Так они препираются, а бабушка украшает историю о Лувре фактом преклонения Милки перед великим Леонардо. «Приходит, стоит и смотрит, стоит и смотрит…» Знала бы она, как подчас площадно переругиваются эти двое – московская девчонка и таинственная флорентийка.
Других впечатлений от картин великих мастеров у Милки не было, а в Третьяковку, Эрмитаж и Пушкинский музей она просто не ходила.
Конечно, хорошо бы сейчас запустить эту историю о Лувре, вот бы Машка похохотала! Но этот мальчик… Она таких терпеть не может. И, видимо, не зря…

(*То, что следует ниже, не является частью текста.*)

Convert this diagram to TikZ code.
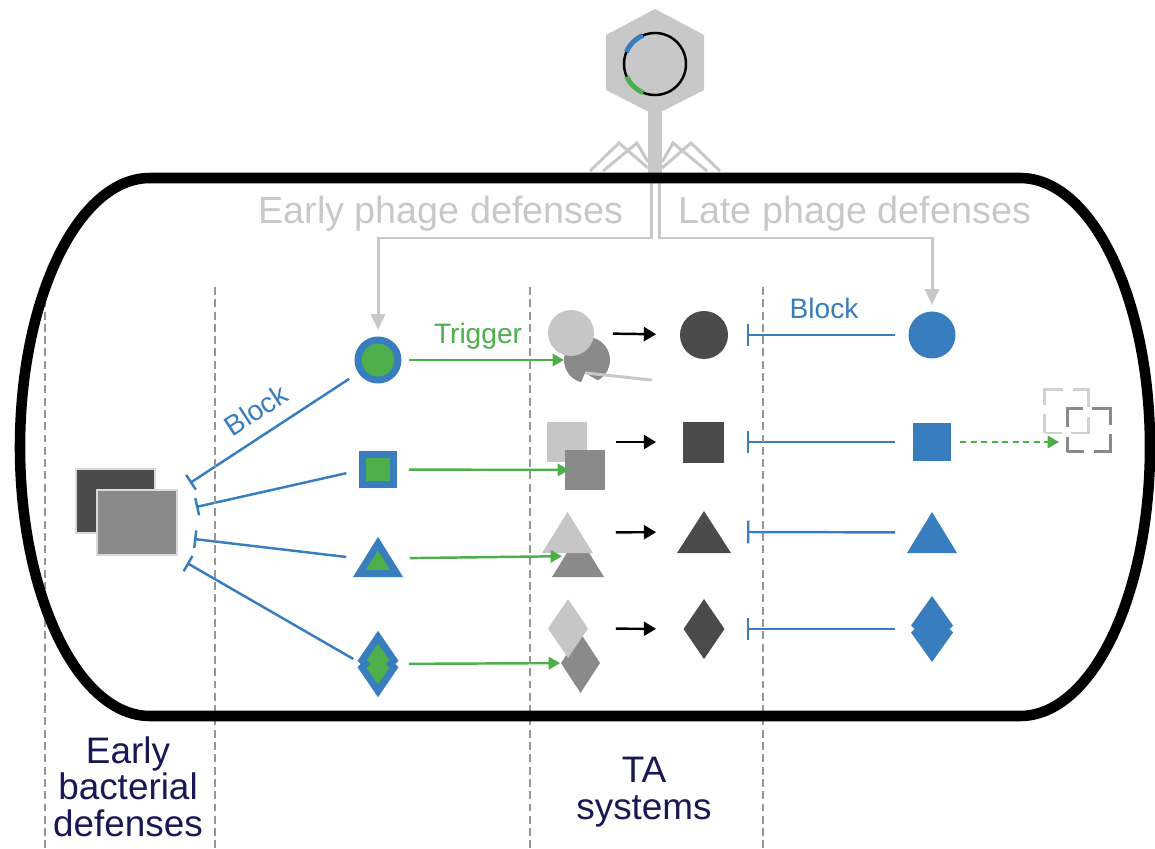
\documentclass[tikz,border=0pt]{standalone}
\usepackage{fontspec}
\setmainfont{Liberation Sans}
\usetikzlibrary{calc, arrows.meta}

\definecolor{phgray}{RGB}{200,200,200}
\definecolor{ltgray}{RGB}{198,198,198}
\definecolor{mdgray}{RGB}{138,138,138}
\definecolor{dkgray}{RGB}{75,75,75}
\definecolor{divgray}{RGB}{150,150,150}
\definecolor{dblue}{RGB}{56,125,189}
\definecolor{dgreen}{RGB}{76,175,74}
\definecolor{navy}{RGB}{24,24,84}

\tikzset{
  shp/.style={inner sep=0pt, outer sep=0pt},
  early/.style={shp, draw=dblue, fill=dgreen, line width=0.14cm},
  trig/.style={dgreen, line width=1.4pt, -{Triangle[length=6.5pt, width=7pt]}},
  act/.style={black, line width=1.4pt, -{Triangle[length=7pt, width=8pt]}},
  blk/.style={dblue, line width=1.4pt, -{Bar[width=10pt]}},
  phg/.style={phgray, line width=1.7pt, -{Triangle[length=9pt, width=8pt]}},
  div/.style={divgray, line width=1.1pt, dash pattern=on 4.5pt off 2.5pt},
  ghost/.style={shp, draw, line width=1.7pt, dash pattern=on 0.68cm off 0.19cm, dash phase=0.34cm},
  ttl/.style={text=phgray, font=\fontsize{21.5}{25}\selectfont, inner sep=0pt},
  bot/.style={text=navy, font=\fontsize{21}{21}\selectfont, align=center, inner sep=0pt},
  lbl/.style={font=\fontsize{16}{19}\selectfont, inner sep=0pt},
}

% 以節點外框畫三角形與菱形
\newcommand{\trishape}[2]{\path[#1] (#2.south west) -- (#2.north) -- (#2.south east) -- cycle;}
\newcommand{\diamshape}[2]{\path[#1] (#2.north) -- (#2.east) -- (#2.south) -- (#2.west) -- cycle;}
\newcommand{\notchdiam}[2]{\path[#1] (#2.north) -- ($(#2.east)+(0,-3.5)$) -- ($(#2.east)+(-3.5,0)$)
  -- ($(#2.east)+(0,3.5)$) -- (#2.south) -- ($(#2.west)+(0,3.5)$) -- ($(#2.west)+(3.5,0)$)
  -- ($(#2.west)+(0,-3.5)$) -- cycle;}

\begin{document}
\begin{tikzpicture}[x=0.02cm, y=-0.02cm]
    \useasboundingbox (0,0) rectangle (1155,848);

    % --- 1. 噬菌體 (頭部, DNA, 尾部) ---
    \fill[phgray] (655,9) -- (704,35) -- (704,90) -- (655,115) -- (606,90) -- (606,35) -- cycle;
    \node[shp, fill=phgray, minimum width=0.28cm, minimum height=1.36cm] (tail) at (655,146) {};
    \draw[phgray, line width=1.7pt] (590,171) -- (619,143) -- (648,168) (603,171) -- (637,143) -- (648,162);
    \draw[phgray, line width=1.7pt] (720,171) -- (691,143) -- (662,168) (707,171) -- (673,143) -- (662,162);
    \coordinate (dna) at (655,64);
    \draw[black, line width=1.4pt] (dna) circle[radius=31];
    \draw[dblue, line width=2.8pt] (dna) ++(-113:31) arc[start angle=-113, end angle=-157, radius=31];
    \draw[dgreen, line width=2.8pt] (dna) ++(112:31) arc[start angle=112, end angle=156, radius=31];

    % --- 2. 早期噬菌體防禦 ---
    \node[early, circle, minimum size=0.8cm] (e1) at (378,360) {};
    \node[early, minimum size=0.61cm] (e2) at (378,469.5) {};
    \node[shp, minimum width=0.75cm, minimum height=0.6cm] (e3) at (378,558.5) {};
    \trishape{early}{e3}
    \node[shp, minimum width=0.64cm, minimum height=1.08cm] (e4) at (378,664) {};
    \notchdiam{early}{e4}

    % --- 3. TA 系統 (毒素-抗毒素對) ---
    \node[shp, circle, minimum size=0.92cm] (d1) at (587,360) {};
    \fill[mdgray] (d1.center) ++(62:23) arc[start angle=62, end angle=-255, radius=23]
      -- ($(d1.center)+(-2,13)$) -- cycle;
    \draw[phgray, line width=1.7pt, line cap=round] ($(d1.center)+(-1,13)$) -- (651,380);
    \node[shp, circle, fill=ltgray, minimum size=0.92cm] (a1) at (571,333) {};

    \node[shp, fill=ltgray, minimum size=0.8cm] (a2) at (567,442) {};
    \node[shp, fill=mdgray, minimum size=0.8cm] (d2) at (585,470) {};

    \node[shp, minimum width=1.04cm, minimum height=0.84cm] (d3) at (578,556) {};
    \trishape{fill=mdgray}{d3}
    \node[shp, minimum width=1.02cm, minimum height=0.82cm] (a3) at (567.5,532.5) {};
    \trishape{fill=ltgray}{a3}

    \node[shp, minimum width=0.78cm, minimum height=1.2cm] (d4) at (580.5,663) {};
    \diamshape{fill=mdgray}{d4}
    \node[shp, minimum width=0.8cm, minimum height=1.18cm] (a4) at (568,628.5) {};
    \diamshape{fill=ltgray}{a4}

    % 活化後的毒素
    \node[shp, circle, fill=dkgray, minimum size=0.96cm] (t1) at (704,335) {};
    \node[shp, fill=dkgray, minimum size=0.82cm] (t2) at (703.5,442) {};
    \node[shp, minimum width=1.08cm, minimum height=0.84cm] (t3) at (704,532) {};
    \trishape{fill=dkgray}{t3}
    \node[shp, minimum width=0.82cm, minimum height=1.2cm] (t4) at (704,629) {};
    \diamshape{fill=dkgray}{t4}

    % --- 4. 晚期噬菌體防禦 ---
    \node[shp, circle, fill=dblue, minimum size=0.94cm] (l1) at (932,335) {};
    \node[shp, fill=dblue, minimum size=0.76cm] (l2) at (932,442) {};
    \node[shp, minimum width=1cm, minimum height=0.82cm] (l3) at (932,532.5) {};
    \trishape{fill=dblue}{l3}
    \node[shp, minimum width=0.84cm, minimum height=1.32cm] (l4) at (932,629) {};
    \notchdiam{fill=dblue}{l4}

    \node[ghost, draw=ltgray!80!white, minimum size=0.88cm] (q1) at (1066.5,411) {};
    \node[ghost, draw=mdgray, minimum size=0.86cm] (q2) at (1088.5,430) {};

    % --- 5. 早期細菌防禦 ---
    \node[shp, fill=dkgray, draw=white!85!black, line width=0.6pt,
          minimum width=1.58cm, minimum height=1.28cm] (bd1) at (115.5,501) {};
    \node[shp, fill=mdgray, draw=white!85!black, line width=0.6pt,
          minimum width=1.6cm, minimum height=1.3cm] (bd2) at (137,522.5) {};
    \coordinate (b1) at (190,483);
    \coordinate (b2) at (196,507);
    \coordinate (b3) at (194,539);
    \coordinate (b4) at (187,563);

    % --- 6. 箭頭與抑制線 ---
    \draw[phg, shorten >=5.7pt] (tail.south) ++(-4,0) -- ++(0,58) -| (e1.north);
    \draw[phg, shorten >=3.7pt] (tail.south) ++(4,0) -- ++(0,58) -| (l1.north);

    \draw[trig, shorten <=6.2pt] (e1) -- (d1);
    \draw[trig, shorten <=8.9pt, shorten >=-2.3pt] (e2) -- (d2);
    \draw[trig, shorten <=7.4pt, shorten >=-5.7pt] (e3) -- (d3);
    \draw[trig, shorten <=8.5pt, shorten >=0.5pt] (e4) -- (d4);
    \node[lbl, text=dgreen, anchor=base] at (478,343) {Trigger};

    \draw[act, shorten <=10.8pt, shorten >=13.6pt] (a1) -- (t1);
    \draw[act, shorten <=16.4pt, shorten >=15.3pt] (a2) -- (t2);
    \draw[act, shorten <=13pt, shorten >=11.9pt] (a3) -- (t3);
    \draw[act, shorten <=15.9pt, shorten >=15.6pt] (a4) -- (t4);

    \coordinate (tb1) at ($(t1)+(43,0)$);
    \coordinate (tb2) at ($(t2)+(43,0)$);
    \coordinate (tb3) at ($(t3)+(43,0)$);
    \coordinate (tb4) at ($(t4)+(43,0)$);
    \draw[blk, -{Bar[width=13pt]}, shorten <=7.7pt] (l1) -- (tb1);
    \draw[blk, -{Bar[width=13pt]}, shorten <=10.2pt] (l2) -- (tb2);
    \draw[blk, -{Bar[width=13pt]}, shorten <=6.8pt] (l3) -- (tb3);
    \draw[blk, -{Bar[width=13pt]}, shorten <=9pt] (l4) -- (tb4);
    \node[lbl, text=dblue, anchor=base] at (824,318) {Block};

    \draw[trig, dash pattern=on 3.5pt off 2.5pt, shorten <=5.1pt, shorten >=4.5pt] (l2.east) -- (l2.east -| q2.west);

    \draw[blk, shorten <=8.2pt] (e1) -- (b1);
    \draw[blk, shorten <=9.6pt] (e2.west) -- (b2);
    \draw[blk, shorten <=7.4pt] (e3.west) -- (b3);
    \draw[blk, shorten <=5.7pt] (e4.west) -- (b4);
    \node[lbl, text=dblue, rotate=33] at (256,410) {Block};

    % --- 7. 分隔虛線與細胞外框 ---
    \foreach \x in {45,215,530,763}
        \draw[div] (\x,287) -- (\x,848);
    \draw[black, line width=6pt] (150,178) -- (1020,178)
        arc[start angle=-90, end angle=90, x radius=130, y radius=269] -- (150,716)
        arc[start angle=90, end angle=270, x radius=130, y radius=269] -- cycle;

    % --- 8. 標籤 ---
    \node[ttl, anchor=base east] at (624,223) {Early phage defenses};
    \node[ttl, anchor=base west] at (678,223) {Late phage defenses};
    \node[bot, anchor=north] at (128,736) {Early\\bacterial\\defenses};
    \node[bot, anchor=north] at (644,757) {TA\\systems};
\end{tikzpicture}
\end{document}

– А собственно… Что ты хочешь? – лениво спросила она. – Какие у тебя интересы?
– История, – выдохнула Машка. – История… Он помогает папе писать работу.
– Он ученый? – удивилась Милка.
– Учитель истории. В школе, – ответил Павлик.
– Учитель пишет работу?!
– А что?
– Наши учителя едва ноги носят… Среди них нет не то что пишущих – читающих… А может, даже грамотных…
И Милка взнуздала конька… Педагогика непрестижна. Идут в нее только неудачники. Милка сыпала определениями, сравнениями, не стоившими ей никаких усилий, ибо они ею слышаны от других и взяты на вооружение. Она даже не замечала, что каждое из них повторяет с интонацией первоисточника.